Scan the records and identify every line in which the string "script" occurs, then return those lines.

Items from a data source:
____

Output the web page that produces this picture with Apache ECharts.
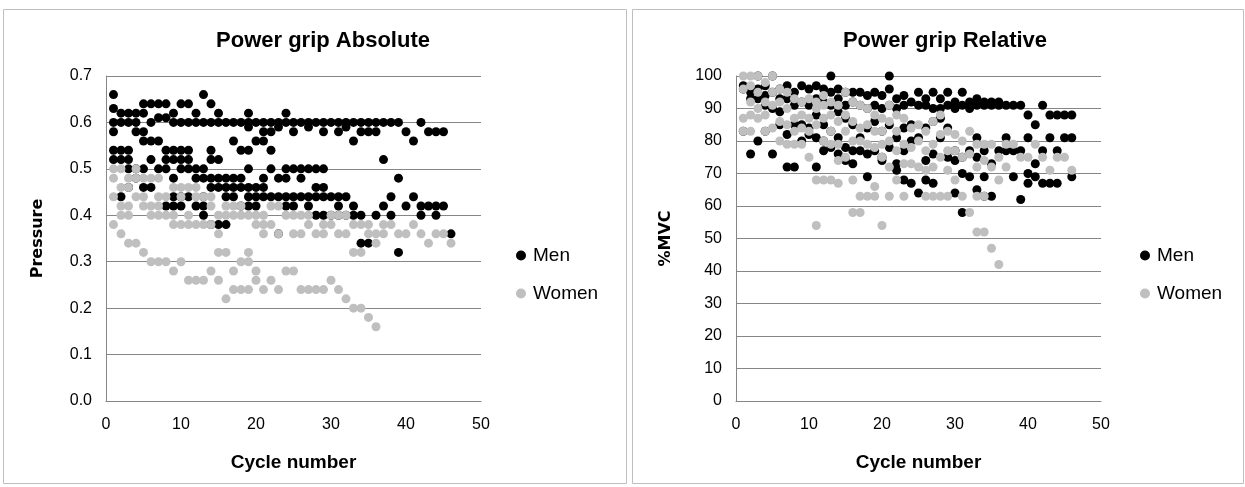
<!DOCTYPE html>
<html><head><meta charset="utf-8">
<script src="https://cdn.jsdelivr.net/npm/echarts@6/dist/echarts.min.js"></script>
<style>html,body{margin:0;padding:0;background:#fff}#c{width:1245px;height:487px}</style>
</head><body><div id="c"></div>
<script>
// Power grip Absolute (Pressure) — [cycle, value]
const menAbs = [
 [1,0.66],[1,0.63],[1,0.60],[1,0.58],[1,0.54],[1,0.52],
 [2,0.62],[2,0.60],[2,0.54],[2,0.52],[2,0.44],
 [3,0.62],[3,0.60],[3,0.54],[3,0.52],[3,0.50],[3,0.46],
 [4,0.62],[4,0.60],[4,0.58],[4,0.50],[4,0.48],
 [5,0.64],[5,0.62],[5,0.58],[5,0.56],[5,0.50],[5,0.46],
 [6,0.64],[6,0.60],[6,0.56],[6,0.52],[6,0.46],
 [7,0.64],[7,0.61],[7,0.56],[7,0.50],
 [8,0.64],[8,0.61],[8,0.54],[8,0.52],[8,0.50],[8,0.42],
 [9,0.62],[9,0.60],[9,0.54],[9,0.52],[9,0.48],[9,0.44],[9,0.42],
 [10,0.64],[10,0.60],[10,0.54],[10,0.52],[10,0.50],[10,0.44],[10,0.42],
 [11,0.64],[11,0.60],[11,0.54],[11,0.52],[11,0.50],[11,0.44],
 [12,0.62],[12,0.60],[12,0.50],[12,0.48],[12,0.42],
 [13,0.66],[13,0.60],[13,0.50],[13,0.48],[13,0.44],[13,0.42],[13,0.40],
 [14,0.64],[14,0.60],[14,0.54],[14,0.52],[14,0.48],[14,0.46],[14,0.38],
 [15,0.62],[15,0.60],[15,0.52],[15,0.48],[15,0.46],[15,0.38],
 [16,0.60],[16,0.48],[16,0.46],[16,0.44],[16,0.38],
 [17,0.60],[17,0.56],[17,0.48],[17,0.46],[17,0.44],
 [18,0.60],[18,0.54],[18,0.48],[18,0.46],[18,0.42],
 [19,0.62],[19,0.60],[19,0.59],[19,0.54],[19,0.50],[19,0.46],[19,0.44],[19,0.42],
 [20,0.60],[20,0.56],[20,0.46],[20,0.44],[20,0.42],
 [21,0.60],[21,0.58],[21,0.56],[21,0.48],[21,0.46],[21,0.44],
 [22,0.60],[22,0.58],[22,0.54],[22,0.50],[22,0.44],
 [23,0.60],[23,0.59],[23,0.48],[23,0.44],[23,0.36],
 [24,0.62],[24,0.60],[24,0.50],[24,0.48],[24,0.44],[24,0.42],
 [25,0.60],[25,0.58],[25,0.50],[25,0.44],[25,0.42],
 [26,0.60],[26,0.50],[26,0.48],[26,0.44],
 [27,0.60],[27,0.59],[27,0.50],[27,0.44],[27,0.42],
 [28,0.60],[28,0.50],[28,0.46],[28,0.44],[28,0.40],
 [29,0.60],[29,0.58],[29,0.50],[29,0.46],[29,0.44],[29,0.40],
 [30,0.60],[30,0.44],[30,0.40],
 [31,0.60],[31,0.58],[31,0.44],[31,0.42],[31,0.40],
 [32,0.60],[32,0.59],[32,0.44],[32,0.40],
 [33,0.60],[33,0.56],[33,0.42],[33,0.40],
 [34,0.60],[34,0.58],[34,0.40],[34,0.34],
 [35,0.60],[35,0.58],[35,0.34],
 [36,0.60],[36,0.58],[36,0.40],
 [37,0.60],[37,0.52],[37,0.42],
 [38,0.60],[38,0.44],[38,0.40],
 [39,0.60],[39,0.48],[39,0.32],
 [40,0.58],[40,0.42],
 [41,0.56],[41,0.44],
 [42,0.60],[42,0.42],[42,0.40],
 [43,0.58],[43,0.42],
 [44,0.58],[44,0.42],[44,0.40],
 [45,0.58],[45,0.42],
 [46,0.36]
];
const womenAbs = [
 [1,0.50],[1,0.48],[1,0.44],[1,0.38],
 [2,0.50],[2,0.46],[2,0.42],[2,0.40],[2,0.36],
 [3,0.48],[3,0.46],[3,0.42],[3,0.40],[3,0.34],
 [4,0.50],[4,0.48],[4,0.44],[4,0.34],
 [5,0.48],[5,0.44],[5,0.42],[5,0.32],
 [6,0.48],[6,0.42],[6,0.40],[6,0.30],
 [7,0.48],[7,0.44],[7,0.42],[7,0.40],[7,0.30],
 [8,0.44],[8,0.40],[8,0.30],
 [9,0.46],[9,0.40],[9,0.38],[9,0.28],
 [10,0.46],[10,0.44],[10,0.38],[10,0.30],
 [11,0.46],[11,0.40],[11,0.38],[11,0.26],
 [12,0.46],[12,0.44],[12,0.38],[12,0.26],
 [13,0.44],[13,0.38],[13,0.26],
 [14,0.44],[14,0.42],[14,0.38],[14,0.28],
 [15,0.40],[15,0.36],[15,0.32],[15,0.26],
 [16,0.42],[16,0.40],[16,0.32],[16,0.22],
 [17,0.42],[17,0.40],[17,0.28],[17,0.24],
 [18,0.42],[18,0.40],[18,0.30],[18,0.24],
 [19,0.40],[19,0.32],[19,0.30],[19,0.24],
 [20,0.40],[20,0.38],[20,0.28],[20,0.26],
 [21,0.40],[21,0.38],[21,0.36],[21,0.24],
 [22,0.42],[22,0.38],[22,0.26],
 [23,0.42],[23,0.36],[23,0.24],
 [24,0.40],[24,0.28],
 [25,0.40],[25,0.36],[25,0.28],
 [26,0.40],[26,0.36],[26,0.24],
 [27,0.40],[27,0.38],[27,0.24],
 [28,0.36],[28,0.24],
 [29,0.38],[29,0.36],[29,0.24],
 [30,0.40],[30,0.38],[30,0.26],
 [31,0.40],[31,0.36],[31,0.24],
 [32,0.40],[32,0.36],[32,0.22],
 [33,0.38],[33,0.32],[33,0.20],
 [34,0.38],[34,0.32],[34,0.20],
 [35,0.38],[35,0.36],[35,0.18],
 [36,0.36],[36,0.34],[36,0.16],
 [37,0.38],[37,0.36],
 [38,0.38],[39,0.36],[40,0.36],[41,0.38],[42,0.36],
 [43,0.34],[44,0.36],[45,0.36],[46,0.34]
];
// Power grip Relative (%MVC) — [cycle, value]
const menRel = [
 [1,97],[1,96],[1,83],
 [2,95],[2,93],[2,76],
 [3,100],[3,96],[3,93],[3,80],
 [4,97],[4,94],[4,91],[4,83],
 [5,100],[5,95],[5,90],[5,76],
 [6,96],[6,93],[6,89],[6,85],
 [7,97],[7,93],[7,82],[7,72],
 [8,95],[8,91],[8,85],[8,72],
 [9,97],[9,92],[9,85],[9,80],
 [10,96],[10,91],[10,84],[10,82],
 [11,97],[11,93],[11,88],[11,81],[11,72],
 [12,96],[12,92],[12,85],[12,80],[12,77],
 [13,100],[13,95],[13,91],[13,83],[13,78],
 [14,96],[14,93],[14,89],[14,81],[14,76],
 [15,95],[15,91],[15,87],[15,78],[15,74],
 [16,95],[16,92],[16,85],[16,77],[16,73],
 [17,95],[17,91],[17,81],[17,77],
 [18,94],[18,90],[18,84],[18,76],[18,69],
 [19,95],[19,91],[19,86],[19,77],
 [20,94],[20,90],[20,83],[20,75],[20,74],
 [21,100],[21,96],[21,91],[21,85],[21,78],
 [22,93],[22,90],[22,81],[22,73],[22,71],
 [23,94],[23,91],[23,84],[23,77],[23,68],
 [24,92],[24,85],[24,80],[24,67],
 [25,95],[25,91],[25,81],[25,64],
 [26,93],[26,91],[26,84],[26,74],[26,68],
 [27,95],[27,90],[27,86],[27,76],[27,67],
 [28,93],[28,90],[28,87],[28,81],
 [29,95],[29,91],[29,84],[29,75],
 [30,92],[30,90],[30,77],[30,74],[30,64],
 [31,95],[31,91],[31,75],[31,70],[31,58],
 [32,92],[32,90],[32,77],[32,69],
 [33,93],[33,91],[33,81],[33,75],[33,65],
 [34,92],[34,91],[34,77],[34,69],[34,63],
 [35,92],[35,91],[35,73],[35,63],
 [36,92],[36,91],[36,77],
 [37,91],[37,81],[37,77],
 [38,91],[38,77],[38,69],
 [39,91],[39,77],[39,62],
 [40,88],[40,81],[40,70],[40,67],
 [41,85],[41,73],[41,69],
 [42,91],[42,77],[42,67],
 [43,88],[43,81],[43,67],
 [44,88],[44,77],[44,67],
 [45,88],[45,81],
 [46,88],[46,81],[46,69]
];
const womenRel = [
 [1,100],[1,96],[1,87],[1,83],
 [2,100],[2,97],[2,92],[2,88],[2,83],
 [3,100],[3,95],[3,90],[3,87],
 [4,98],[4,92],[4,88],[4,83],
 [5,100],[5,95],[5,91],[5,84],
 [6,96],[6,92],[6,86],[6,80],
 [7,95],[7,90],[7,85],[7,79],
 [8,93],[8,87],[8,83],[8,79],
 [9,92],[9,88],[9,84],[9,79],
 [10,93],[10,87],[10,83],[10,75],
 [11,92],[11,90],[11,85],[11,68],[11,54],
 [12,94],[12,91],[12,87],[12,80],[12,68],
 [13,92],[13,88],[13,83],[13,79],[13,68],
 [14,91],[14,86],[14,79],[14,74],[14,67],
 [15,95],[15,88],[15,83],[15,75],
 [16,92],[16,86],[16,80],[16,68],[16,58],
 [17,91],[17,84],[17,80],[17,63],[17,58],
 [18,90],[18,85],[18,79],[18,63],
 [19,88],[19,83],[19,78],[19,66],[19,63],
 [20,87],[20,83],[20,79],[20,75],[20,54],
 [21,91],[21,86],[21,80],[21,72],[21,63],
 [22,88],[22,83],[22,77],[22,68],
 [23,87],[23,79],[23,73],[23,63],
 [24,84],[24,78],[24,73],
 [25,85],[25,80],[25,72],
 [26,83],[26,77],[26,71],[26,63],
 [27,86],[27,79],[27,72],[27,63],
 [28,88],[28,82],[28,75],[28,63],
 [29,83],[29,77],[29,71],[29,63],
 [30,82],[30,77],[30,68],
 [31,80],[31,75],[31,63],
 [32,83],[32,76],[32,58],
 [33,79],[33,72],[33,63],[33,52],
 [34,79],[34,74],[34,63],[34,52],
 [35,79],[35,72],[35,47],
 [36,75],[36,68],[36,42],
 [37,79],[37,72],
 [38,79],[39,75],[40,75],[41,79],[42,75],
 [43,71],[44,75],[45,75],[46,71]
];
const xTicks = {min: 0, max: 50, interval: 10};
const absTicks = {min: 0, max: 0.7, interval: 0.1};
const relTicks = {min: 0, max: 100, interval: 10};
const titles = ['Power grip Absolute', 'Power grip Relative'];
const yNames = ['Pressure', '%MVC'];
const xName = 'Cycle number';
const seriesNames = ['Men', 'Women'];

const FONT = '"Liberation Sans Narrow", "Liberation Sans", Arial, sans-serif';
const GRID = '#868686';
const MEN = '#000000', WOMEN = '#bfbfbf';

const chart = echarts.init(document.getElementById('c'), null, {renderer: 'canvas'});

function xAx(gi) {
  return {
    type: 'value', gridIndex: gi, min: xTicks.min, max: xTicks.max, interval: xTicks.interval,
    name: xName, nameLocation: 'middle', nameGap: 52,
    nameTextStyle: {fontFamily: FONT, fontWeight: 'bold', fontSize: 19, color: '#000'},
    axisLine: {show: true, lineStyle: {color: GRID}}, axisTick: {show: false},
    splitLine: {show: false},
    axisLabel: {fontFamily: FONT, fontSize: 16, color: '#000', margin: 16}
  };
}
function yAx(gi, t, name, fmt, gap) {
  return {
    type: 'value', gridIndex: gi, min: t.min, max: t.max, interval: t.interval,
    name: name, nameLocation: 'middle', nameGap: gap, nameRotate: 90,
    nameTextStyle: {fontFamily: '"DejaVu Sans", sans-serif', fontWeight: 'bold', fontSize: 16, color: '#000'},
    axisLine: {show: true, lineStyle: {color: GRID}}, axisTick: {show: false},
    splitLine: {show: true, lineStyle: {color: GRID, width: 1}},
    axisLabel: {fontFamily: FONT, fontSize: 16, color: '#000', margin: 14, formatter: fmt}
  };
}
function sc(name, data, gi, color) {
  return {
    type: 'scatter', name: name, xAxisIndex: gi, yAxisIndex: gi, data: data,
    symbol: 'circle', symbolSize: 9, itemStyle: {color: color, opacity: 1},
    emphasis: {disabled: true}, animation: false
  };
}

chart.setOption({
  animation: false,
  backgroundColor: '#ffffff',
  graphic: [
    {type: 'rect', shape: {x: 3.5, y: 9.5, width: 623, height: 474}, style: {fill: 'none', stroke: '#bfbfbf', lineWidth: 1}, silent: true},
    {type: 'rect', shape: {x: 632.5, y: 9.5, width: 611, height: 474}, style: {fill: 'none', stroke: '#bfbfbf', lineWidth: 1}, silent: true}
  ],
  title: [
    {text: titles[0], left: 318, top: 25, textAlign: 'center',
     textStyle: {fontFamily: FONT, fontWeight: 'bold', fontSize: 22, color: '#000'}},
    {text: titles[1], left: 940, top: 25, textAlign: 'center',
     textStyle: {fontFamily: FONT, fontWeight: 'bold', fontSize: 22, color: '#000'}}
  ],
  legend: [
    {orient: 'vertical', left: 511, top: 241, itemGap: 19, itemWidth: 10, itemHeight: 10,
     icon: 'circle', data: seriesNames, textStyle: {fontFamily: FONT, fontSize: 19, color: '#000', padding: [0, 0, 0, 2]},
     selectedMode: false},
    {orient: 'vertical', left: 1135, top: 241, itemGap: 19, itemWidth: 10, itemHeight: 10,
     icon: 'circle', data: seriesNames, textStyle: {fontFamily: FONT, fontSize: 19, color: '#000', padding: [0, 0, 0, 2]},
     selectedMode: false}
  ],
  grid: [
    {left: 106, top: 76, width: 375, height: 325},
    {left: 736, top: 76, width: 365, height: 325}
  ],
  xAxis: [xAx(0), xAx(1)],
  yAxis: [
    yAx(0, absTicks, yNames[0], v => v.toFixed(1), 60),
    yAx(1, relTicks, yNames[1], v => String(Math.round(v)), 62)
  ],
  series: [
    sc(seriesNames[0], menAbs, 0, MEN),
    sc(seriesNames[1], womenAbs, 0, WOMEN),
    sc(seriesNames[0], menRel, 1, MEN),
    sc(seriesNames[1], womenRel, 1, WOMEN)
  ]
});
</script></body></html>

____

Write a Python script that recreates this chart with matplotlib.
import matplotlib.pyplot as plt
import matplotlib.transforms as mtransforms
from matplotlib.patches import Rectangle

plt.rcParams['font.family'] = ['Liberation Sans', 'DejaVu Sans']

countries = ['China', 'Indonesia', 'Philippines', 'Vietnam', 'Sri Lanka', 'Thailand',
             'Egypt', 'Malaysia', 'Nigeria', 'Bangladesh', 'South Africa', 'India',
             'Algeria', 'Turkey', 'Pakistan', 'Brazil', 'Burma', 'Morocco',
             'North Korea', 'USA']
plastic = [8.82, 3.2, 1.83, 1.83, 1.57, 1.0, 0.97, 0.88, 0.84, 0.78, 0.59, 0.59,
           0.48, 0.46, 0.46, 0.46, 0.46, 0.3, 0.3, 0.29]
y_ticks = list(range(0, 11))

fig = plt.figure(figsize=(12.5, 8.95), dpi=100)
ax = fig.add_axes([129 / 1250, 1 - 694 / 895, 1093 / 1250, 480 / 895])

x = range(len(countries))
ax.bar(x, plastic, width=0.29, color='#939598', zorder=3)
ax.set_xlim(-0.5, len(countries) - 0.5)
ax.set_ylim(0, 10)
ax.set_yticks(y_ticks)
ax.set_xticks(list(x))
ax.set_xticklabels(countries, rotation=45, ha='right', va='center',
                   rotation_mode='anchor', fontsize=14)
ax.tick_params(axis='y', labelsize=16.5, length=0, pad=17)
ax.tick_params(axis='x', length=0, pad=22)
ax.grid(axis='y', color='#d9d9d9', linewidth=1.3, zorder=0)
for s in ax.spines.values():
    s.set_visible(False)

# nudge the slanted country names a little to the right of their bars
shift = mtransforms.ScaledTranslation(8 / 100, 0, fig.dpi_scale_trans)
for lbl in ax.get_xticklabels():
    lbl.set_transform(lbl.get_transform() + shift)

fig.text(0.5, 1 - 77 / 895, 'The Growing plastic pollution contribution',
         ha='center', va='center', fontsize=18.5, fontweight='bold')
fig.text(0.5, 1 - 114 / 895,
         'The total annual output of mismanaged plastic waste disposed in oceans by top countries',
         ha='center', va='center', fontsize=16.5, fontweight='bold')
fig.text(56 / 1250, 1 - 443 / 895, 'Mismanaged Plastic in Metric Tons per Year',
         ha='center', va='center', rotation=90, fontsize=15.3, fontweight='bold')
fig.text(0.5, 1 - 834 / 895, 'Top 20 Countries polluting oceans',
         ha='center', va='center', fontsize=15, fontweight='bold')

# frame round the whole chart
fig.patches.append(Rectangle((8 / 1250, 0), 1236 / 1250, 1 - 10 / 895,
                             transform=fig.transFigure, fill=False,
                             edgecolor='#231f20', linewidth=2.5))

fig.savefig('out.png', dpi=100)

____

Result »
<script src="https://cdn.jsdelivr.net/npm/echarts@6/dist/echarts.min.js"></script>
<script>
</script></body></html>
Write a Python script that recreates this chart with matplotlib.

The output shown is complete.